Page 1 of 1

Error with the following code

Posted: Tue Apr 26, 2011 8:34 pm
by achilles1971
[text]
This seems like it should be simple...but for the life of me, I can't find the problem.

I have the following code:

176 <?php
177
178 $result=mysql_query("SELECT * FROM `olivia` ORDER BY `id` ASC");
179
180 while($row = mysql_fetch_array($result)){
181 echo "<b>" . $row[`quote`] . "</b><br /><br />";
182 }
183
184 ?>

And I get the following error:
Warning: mysql_fetch_array() expects parameter 1 to be resource, boolean given in C:\wamp\www\olivia\index.php on line 181

Can someone help me figure this out?
[/text]

Re: Error with the following code

Posted: Wed Apr 27, 2011 2:03 am
by andym01480

Code: Select all

$sql="SELECT * FROM `olivia` ORDER BY `id` ASC";
echo $sql;//just checking!
$result=mysql_query($sql) OR die (mysql_error());// the die may give some clues!
//...
 

Re: Error with the following code

Posted: Wed Apr 27, 2011 6:22 am
by achilles1971
This seems to work:

Code: Select all

<?php

		
		$result="SELECT * FROM `quotes` ORDER BY `id` ASC";
		$query = mysql_query($result) OR die (mysql_error());
		
		while($row = mysql_fetch_array($query)){
		echo "<b>" . $row['quote'] . "</b><br /><br />";
		}
			
	?>
Thanks.

Re: Error with the following code

Posted: Wed Apr 27, 2011 6:45 am
by andym01480
Great, glad it works! - but by your response, it looks like you are not that clear on what sql statements do. Your first post was trying to select all the rows from a database table called `olivia` in ascending order of id- but the table `olivia` (or the field `id`) doesn't exist. The table `quotes` does, so now your code works.

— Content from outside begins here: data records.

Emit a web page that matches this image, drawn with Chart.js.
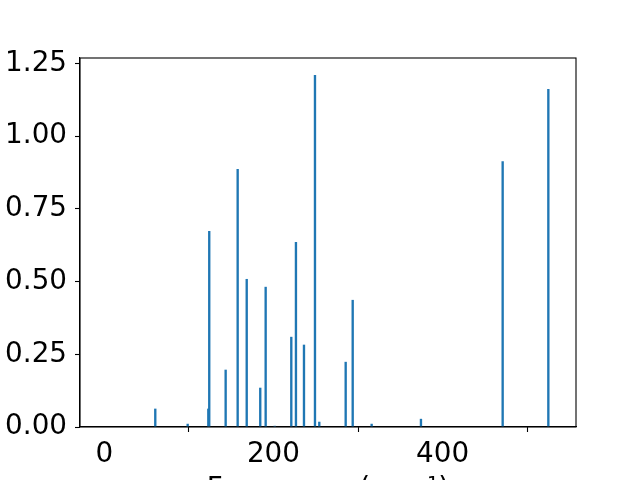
<!DOCTYPE html>
<html>
<head>
<meta charset="utf-8">
<script src="https://cdn.jsdelivr.net/npm/chart.js@4/dist/chart.umd.min.js"></script>
<style>
  html, body { margin: 0; padding: 0; background: #fff; overflow: hidden; }
  #wrap { width: 640px; height: 480px; overflow: hidden; position: relative; }
  canvas { display: block; }
</style>
</head>
<body>
<div id="wrap"><canvas id="c" width="640" height="510"></canvas></div>
<script>
// Frequencies (cm^-1) and intensities
const frequencies = [60.3, 98.6, 123.0, 124.1, 143.5, 157.7, 168.4, 184.4, 190.8, 201.5,
                     221.1, 226.6, 236.1, 249.1, 254.2, 285.4, 293.7, 316.1, 374.4, 471.0, 525.0];
const intensities = [0.062, 0.010, 0.062, 0.673, 0.196, 0.886, 0.508, 0.134, 0.481, 0.003,
                     0.309, 0.635, 0.282, 1.209, 0.017, 0.223, 0.436, 0.010, 0.027, 0.913, 1.161];
const xTicks = [0, 200, 400];
const yTicks = [0.00, 0.25, 0.50, 0.75, 1.00, 1.25];
const xLabel = 'Frequency (cm\u207B\u00B9)';

const FONT = { family: "'DejaVu Sans', sans-serif", size: 27.8 };

const boxPlugin = {
  id: 'box',
  afterDraw(chart) {
    const a = chart.chartArea, ctx = chart.ctx;
    ctx.save();
    ctx.strokeStyle = '#000';
    ctx.lineWidth = 1.1;
    ctx.strokeRect(a.left, a.top, a.right - a.left, a.bottom - a.top);
    ctx.restore();
  }
};

new Chart(document.getElementById('c'), {
  type: 'bar',
  data: {
    datasets: [{
      data: frequencies.map((f, i) => ({ x: f, y: intensities[i] })),
      backgroundColor: '#1f77b4',
      borderWidth: 0,
      barThickness: 1.7
    }]
  },
  options: {
    responsive: false,
    animation: false,
    devicePixelRatio: 1,
    layout: { padding: { top: 58, right: 64, left: 0, bottom: 0 } },
    plugins: { legend: { display: false }, tooltip: { enabled: false } },
    scales: {
      x: {
        type: 'linear',
        offset: false,
        min: -28.7,
        max: 557.7,
        afterBuildTicks(scale) { scale.ticks = xTicks.map(v => ({ value: v })); },
        afterFit(scale) { scale.height = 510 - 427; },
        ticks: { color: '#000', font: FONT, padding: 6, maxRotation: 0, autoSkip: false,
                 callback: v => String(v) },
        grid: { drawOnChartArea: false, drawTicks: true, tickLength: 5, color: '#000', tickWidth: 1.1 },
        border: { display: true, color: '#000', width: 1.1 },
        title: { display: true, text: xLabel, color: '#000', font: FONT, padding: { top: 4, bottom: 4 } }
      },
      y: {
        min: 0,
        max: 1.269,
        afterBuildTicks(scale) { scale.ticks = yTicks.map(v => ({ value: v })); },
        afterFit(scale) { scale.width = 80; },
        ticks: { color: '#000', font: FONT, padding: 8, autoSkip: false,
                 callback: v => Number(v).toFixed(2) },
        grid: { drawOnChartArea: false, drawTicks: true, tickLength: 5, color: '#000', tickWidth: 1.1 },
        border: { display: true, color: '#000', width: 1.1 }
      }
    }
  },
  plugins: [boxPlugin]
});
</script>
</body>
</html>
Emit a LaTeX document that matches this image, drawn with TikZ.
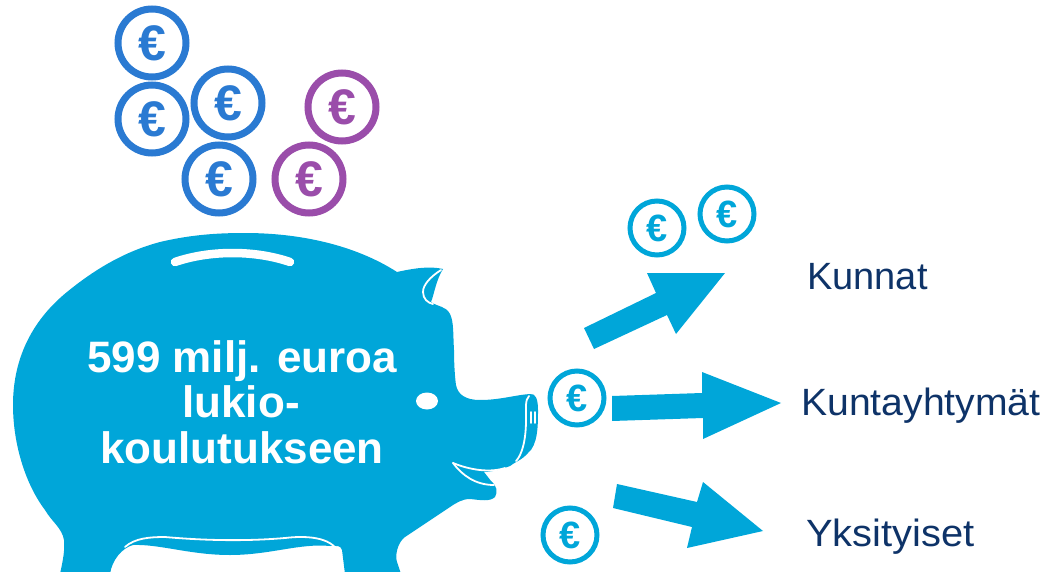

But in a few days, weeks, or months the way you have written your second post code will confuse you or anyone else checking your code.

mysql_query provides a "result" for a "query" you give it. So a more legible, understandable way to write it would be

Code: Select all

                $query = "SELECT * FROM `quotes` ORDER BY `id` ASC";
                $result = mysql_query($query) OR die (mysql_error());
                while($row = mysql_fetch_array($result))
                {
                echo "<b>" . $row['quote'] . "</b><br /><br />";
                }
 
Also as you are only using the field `quote` from the table `quotes`, you could optimise the query (especially if it will be a large table), by just grabbing that

Code: Select all

$query="SELECT `quote` FROM `quotes` ORDER BY `id` ASC"; 

Re: Error with the following code

Posted: Wed Apr 27, 2011 7:59 am
by prensil
You need to check the $row exist before use it in echo statement?

Re: Error with the following code

Posted: Wed Apr 27, 2011 8:16 am
by andym01480
Prensil - The echo in the while loop only happens when a row can be fetched from the result. If achilles1971 uses SELECT `quote` then he won't need to check!